[START]

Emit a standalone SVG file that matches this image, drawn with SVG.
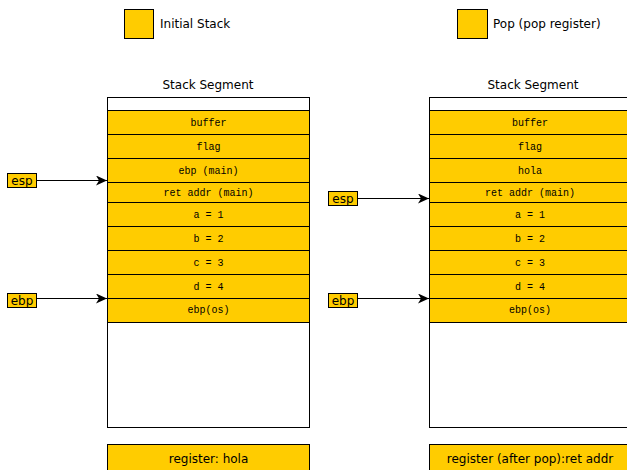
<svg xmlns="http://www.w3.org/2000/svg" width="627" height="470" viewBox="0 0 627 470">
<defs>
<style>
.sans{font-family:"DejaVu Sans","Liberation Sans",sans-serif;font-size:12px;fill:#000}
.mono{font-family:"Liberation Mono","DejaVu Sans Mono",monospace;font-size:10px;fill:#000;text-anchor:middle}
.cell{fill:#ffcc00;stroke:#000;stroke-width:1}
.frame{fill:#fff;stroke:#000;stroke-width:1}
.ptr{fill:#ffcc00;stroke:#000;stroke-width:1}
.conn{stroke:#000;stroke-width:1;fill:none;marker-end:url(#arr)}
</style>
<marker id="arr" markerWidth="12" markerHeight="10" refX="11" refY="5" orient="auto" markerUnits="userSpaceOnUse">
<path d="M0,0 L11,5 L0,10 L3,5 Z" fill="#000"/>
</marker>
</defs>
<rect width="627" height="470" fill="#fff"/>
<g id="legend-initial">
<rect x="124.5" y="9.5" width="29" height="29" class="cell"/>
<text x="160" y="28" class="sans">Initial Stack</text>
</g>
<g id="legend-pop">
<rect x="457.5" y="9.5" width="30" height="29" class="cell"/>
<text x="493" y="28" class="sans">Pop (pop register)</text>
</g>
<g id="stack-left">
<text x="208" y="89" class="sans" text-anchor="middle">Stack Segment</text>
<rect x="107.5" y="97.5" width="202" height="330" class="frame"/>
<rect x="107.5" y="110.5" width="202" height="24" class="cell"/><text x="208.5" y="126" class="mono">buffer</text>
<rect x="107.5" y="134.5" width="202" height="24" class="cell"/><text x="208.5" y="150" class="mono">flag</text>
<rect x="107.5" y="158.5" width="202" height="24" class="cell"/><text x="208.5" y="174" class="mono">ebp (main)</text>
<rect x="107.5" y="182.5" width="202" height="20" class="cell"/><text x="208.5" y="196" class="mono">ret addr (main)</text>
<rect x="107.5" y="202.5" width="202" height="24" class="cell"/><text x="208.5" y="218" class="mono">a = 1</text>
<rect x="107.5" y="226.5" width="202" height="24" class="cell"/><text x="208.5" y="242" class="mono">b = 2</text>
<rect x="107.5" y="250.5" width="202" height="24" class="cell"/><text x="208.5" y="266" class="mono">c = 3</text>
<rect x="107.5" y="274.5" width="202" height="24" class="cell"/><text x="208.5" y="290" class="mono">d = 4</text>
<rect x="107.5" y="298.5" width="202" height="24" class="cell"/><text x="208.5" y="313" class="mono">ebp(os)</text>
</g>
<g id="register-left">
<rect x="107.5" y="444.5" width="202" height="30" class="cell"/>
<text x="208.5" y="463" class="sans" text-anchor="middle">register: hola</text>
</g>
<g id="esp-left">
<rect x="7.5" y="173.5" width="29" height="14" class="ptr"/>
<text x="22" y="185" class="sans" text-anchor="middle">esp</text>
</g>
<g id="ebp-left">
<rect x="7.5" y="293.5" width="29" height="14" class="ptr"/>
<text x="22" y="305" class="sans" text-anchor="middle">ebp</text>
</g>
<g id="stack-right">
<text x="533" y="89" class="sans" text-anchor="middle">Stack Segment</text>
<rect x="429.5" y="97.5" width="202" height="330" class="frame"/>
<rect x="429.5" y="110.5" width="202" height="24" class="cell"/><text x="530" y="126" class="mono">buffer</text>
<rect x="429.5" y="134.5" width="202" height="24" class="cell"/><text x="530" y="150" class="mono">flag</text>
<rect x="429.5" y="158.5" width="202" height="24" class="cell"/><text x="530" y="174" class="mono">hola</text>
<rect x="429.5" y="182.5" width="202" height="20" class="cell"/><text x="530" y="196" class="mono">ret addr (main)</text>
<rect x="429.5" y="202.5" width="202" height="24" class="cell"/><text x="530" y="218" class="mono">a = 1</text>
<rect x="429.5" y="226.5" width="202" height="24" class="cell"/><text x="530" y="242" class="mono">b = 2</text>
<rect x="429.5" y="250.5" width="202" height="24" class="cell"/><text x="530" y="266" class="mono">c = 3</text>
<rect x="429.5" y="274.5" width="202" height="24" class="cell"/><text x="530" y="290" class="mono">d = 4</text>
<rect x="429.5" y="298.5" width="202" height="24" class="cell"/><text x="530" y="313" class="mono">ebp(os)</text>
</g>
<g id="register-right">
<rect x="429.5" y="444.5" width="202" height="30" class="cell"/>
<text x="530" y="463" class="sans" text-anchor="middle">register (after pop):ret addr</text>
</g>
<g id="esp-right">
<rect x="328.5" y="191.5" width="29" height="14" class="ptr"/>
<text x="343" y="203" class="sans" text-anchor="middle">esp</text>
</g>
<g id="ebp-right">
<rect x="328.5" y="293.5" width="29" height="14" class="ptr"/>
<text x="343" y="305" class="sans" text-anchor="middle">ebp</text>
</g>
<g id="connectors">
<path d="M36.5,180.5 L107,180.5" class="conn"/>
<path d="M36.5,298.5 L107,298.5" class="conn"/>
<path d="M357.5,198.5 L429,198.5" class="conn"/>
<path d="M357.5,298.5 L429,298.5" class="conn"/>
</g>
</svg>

[END]

# Work to be completed
Write the listing out a second time exactly, dropping all images.

# Exercise result
Emit a standalone SVG file that matches this image, drawn with SVG.
<svg xmlns="http://www.w3.org/2000/svg" width="627" height="470" viewBox="0 0 627 470">
<defs>
<style>
.sans{font-family:"DejaVu Sans","Liberation Sans",sans-serif;font-size:12px;fill:#000}
.mono{font-family:"Liberation Mono","DejaVu Sans Mono",monospace;font-size:10px;fill:#000;text-anchor:middle}
.cell{fill:#ffcc00;stroke:#000;stroke-width:1}
.frame{fill:#fff;stroke:#000;stroke-width:1}
.ptr{fill:#ffcc00;stroke:#000;stroke-width:1}
.conn{stroke:#000;stroke-width:1;fill:none;marker-end:url(#arr)}
</style>
<marker id="arr" markerWidth="12" markerHeight="10" refX="11" refY="5" orient="auto" markerUnits="userSpaceOnUse">
<path d="M0,0 L11,5 L0,10 L3,5 Z" fill="#000"/>
</marker>
</defs>
<rect width="627" height="470" fill="#fff"/>
<g id="legend-initial">
<rect x="124.5" y="9.5" width="29" height="29" class="cell"/>
<text x="160" y="28" class="sans">Initial Stack</text>
</g>
<g id="legend-pop">
<rect x="457.5" y="9.5" width="30" height="29" class="cell"/>
<text x="493" y="28" class="sans">Pop (pop register)</text>
</g>
<g id="stack-left">
<text x="208" y="89" class="sans" text-anchor="middle">Stack Segment</text>
<rect x="107.5" y="97.5" width="202" height="330" class="frame"/>
<rect x="107.5" y="110.5" width="202" height="24" class="cell"/><text x="208.5" y="126" class="mono">buffer</text>
<rect x="107.5" y="134.5" width="202" height="24" class="cell"/><text x="208.5" y="150" class="mono">flag</text>
<rect x="107.5" y="158.5" width="202" height="24" class="cell"/><text x="208.5" y="174" class="mono">ebp (main)</text>
<rect x="107.5" y="182.5" width="202" height="20" class="cell"/><text x="208.5" y="196" class="mono">ret addr (main)</text>
<rect x="107.5" y="202.5" width="202" height="24" class="cell"/><text x="208.5" y="218" class="mono">a = 1</text>
<rect x="107.5" y="226.5" width="202" height="24" class="cell"/><text x="208.5" y="242" class="mono">b = 2</text>
<rect x="107.5" y="250.5" width="202" height="24" class="cell"/><text x="208.5" y="266" class="mono">c = 3</text>
<rect x="107.5" y="274.5" width="202" height="24" class="cell"/><text x="208.5" y="290" class="mono">d = 4</text>
<rect x="107.5" y="298.5" width="202" height="24" class="cell"/><text x="208.5" y="313" class="mono">ebp(os)</text>
</g>
<g id="register-left">
<rect x="107.5" y="444.5" width="202" height="30" class="cell"/>
<text x="208.5" y="463" class="sans" text-anchor="middle">register: hola</text>
</g>
<g id="esp-left">
<rect x="7.5" y="173.5" width="29" height="14" class="ptr"/>
<text x="22" y="185" class="sans" text-anchor="middle">esp</text>
</g>
<g id="ebp-left">
<rect x="7.5" y="293.5" width="29" height="14" class="ptr"/>
<text x="22" y="305" class="sans" text-anchor="middle">ebp</text>
</g>
<g id="stack-right">
<text x="533" y="89" class="sans" text-anchor="middle">Stack Segment</text>
<rect x="429.5" y="97.5" width="202" height="330" class="frame"/>
<rect x="429.5" y="110.5" width="202" height="24" class="cell"/><text x="530" y="126" class="mono">buffer</text>
<rect x="429.5" y="134.5" width="202" height="24" class="cell"/><text x="530" y="150" class="mono">flag</text>
<rect x="429.5" y="158.5" width="202" height="24" class="cell"/><text x="530" y="174" class="mono">hola</text>
<rect x="429.5" y="182.5" width="202" height="20" class="cell"/><text x="530" y="196" class="mono">ret addr (main)</text>
<rect x="429.5" y="202.5" width="202" height="24" class="cell"/><text x="530" y="218" class="mono">a = 1</text>
<rect x="429.5" y="226.5" width="202" height="24" class="cell"/><text x="530" y="242" class="mono">b = 2</text>
<rect x="429.5" y="250.5" width="202" height="24" class="cell"/><text x="530" y="266" class="mono">c = 3</text>
<rect x="429.5" y="274.5" width="202" height="24" class="cell"/><text x="530" y="290" class="mono">d = 4</text>
<rect x="429.5" y="298.5" width="202" height="24" class="cell"/><text x="530" y="313" class="mono">ebp(os)</text>
</g>
<g id="register-right">
<rect x="429.5" y="444.5" width="202" height="30" class="cell"/>
<text x="530" y="463" class="sans" text-anchor="middle">register (after pop):ret addr</text>
</g>
<g id="esp-right">
<rect x="328.5" y="191.5" width="29" height="14" class="ptr"/>
<text x="343" y="203" class="sans" text-anchor="middle">esp</text>
</g>
<g id="ebp-right">
<rect x="328.5" y="293.5" width="29" height="14" class="ptr"/>
<text x="343" y="305" class="sans" text-anchor="middle">ebp</text>
</g>
<g id="connectors">
<path d="M36.5,180.5 L107,180.5" class="conn"/>
<path d="M36.5,298.5 L107,298.5" class="conn"/>
<path d="M357.5,198.5 L429,198.5" class="conn"/>
<path d="M357.5,298.5 L429,298.5" class="conn"/>
</g>
</svg>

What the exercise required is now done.